Online crime worldwide is increasingly displacing conventional forms of property crime, such as burglary and robbery.
In London, for example, police report that organized crime syndicates have been increasingly embracing cybercrime – in particular, payment card fraud and identity scams – given the potential for a vastly greater return on their investment, as well as much lower risk, UK cybersecurity expert Alan Woodward says in an interview.
“It’s no longer the spotty youth in his bedroom, committing some opportunistic crime,” says Woodward, a visiting professor at the University of Surrey who is also a cyber security adviser to the association of European police agencies known as Europol. “Some of these are very highly orchestrated crimes.

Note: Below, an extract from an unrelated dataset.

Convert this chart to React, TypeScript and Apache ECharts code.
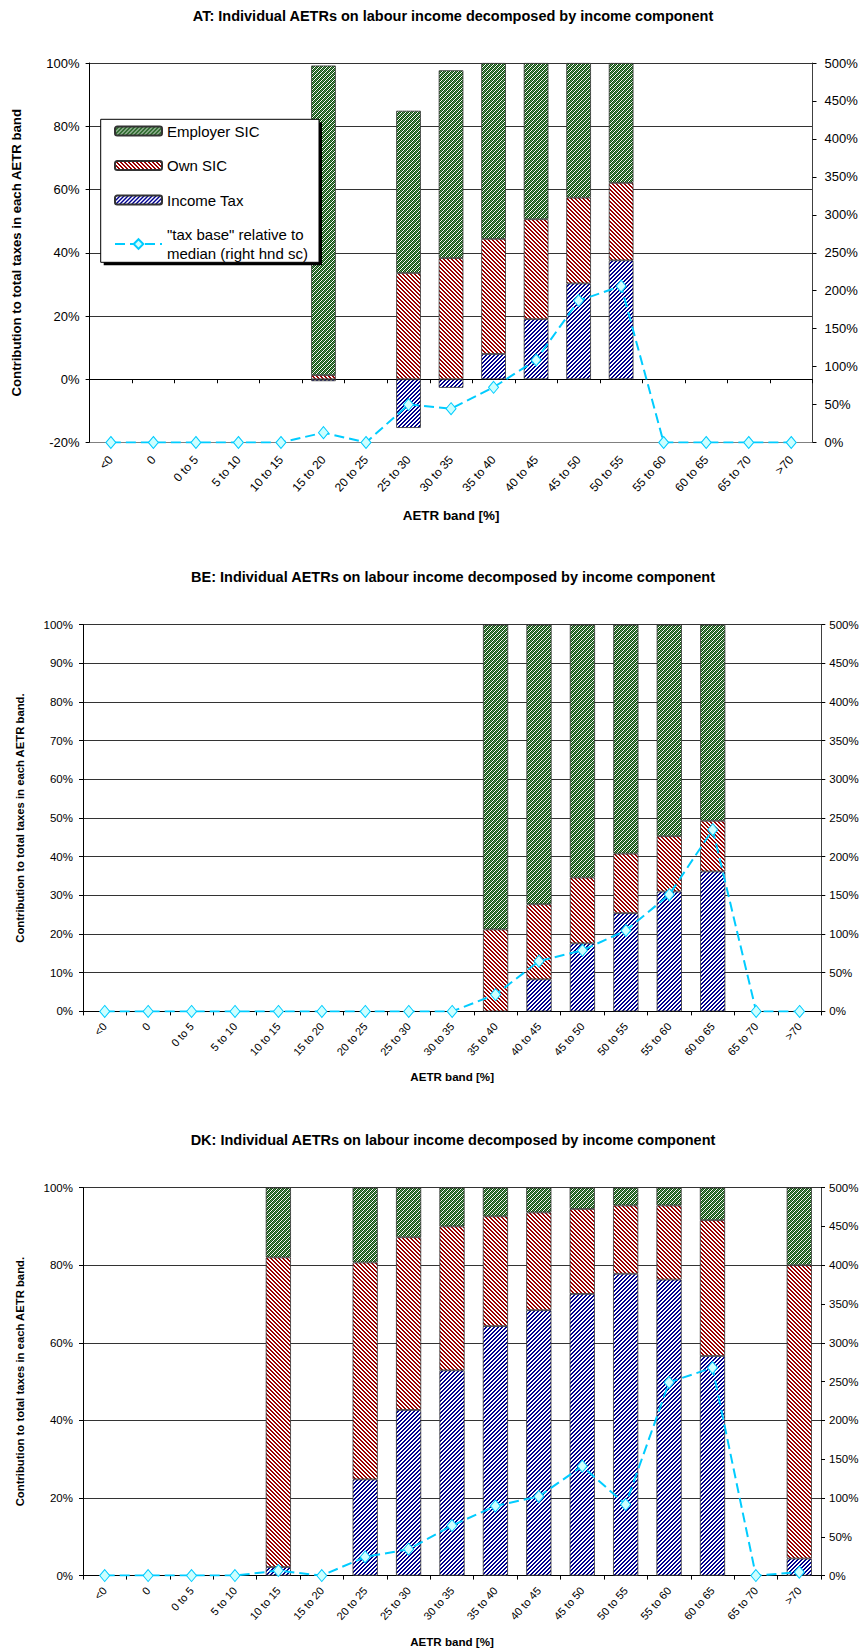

They require money and they require some quite sophisticated software to be written. And indeed, ‘crime as a service’ is actually growing as a genre online.”
Earlier this year, London’s mayor’s office and Metropolitan Police released an online theft and fraud report, noting that 70 percent of all fraud now involves the Internet.
But fraud-related losses may be dramatically underreported. Woodward says that in the UK alone, the City of London Police, which takes the lead on fraud investigations, estimates that £2.2 billion ($3.4 billion) is lost to card fraud every year. But police also suspect that 85 percent of fraud is not being reported by consumers, meaning that annually, actual losses might total £12.1 billion ($18.7 billion).
The good news, however, is that police forces in many countries – not just across Europe, but also in North America – have been conducting joint operations where they have been able to track back crimes, shut down criminal organizations and, in many cases, prosecute suspects.
However, statements by the UK government that overall crime in the UK is reducing take little account of the substantial increase in cyber crime, which often goes unreported and uninvestigated.